Now that these beliefs have been brought into the highest levels of a U.S. administration, we have an opportunity to debate them openly, rather than continuing to conceal them beneath a “peace process” that has clearly reached a dead end. If the Palestinians do not deserve statehood, as Friedman seems to believe, what arrangement does he and the Trump administration envision for the land of Israel-Palestine? Permanent second-class status, contained within a set of Bantustans amid a warren of security checkpoints and bypass roads?
This is clearly the vision of the current Israeli government, and until now the only thing slowing its steady entrenchment has been the criticisms from the U.S. government.
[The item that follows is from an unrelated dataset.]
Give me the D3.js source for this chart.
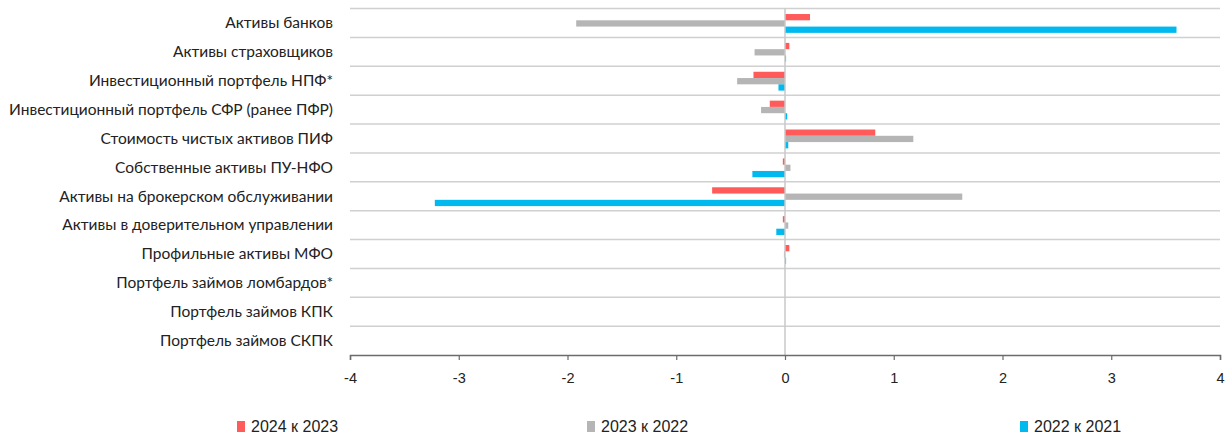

In the absence of even those meager restraints, it’s very possible that the Israeli government will move forward with the annexation of key areas of the West Bank, making de jure what has until now been de facto.
But there is hope yet that those meager restraints may remain, as Friedman could face at least one powerful objector in the Trump administration: retired General James Mattis, the secretary of defense nominee. Speaking at the 2013 Aspen Security Forum about why he saw the two-state solution as important to Israel’s future, Mattis said. “Either [Israel] ceases to be a Jewish state or you say the Arabs don’t get to vote—apartheid. That didn’t work too well the last time I saw that practiced in a country.”
It would be interesting to hear Friedman’s response to Mattis’s analysis, and it’s incumbent upon the Senate, in its confirmation hearings, to press the issue of Palestine’s future. The U.S.-Israel relationship is often said to be based on “shared values,” which AIPAC describes as “based in large part on an unshakable dedication to common values. Commitment to democracy, the rule of law, freedom of religion and speech and human rights are all core values shared between the United States and Israel.” But if Israel does as Friedman wishes, all of those supposed values will be called into question.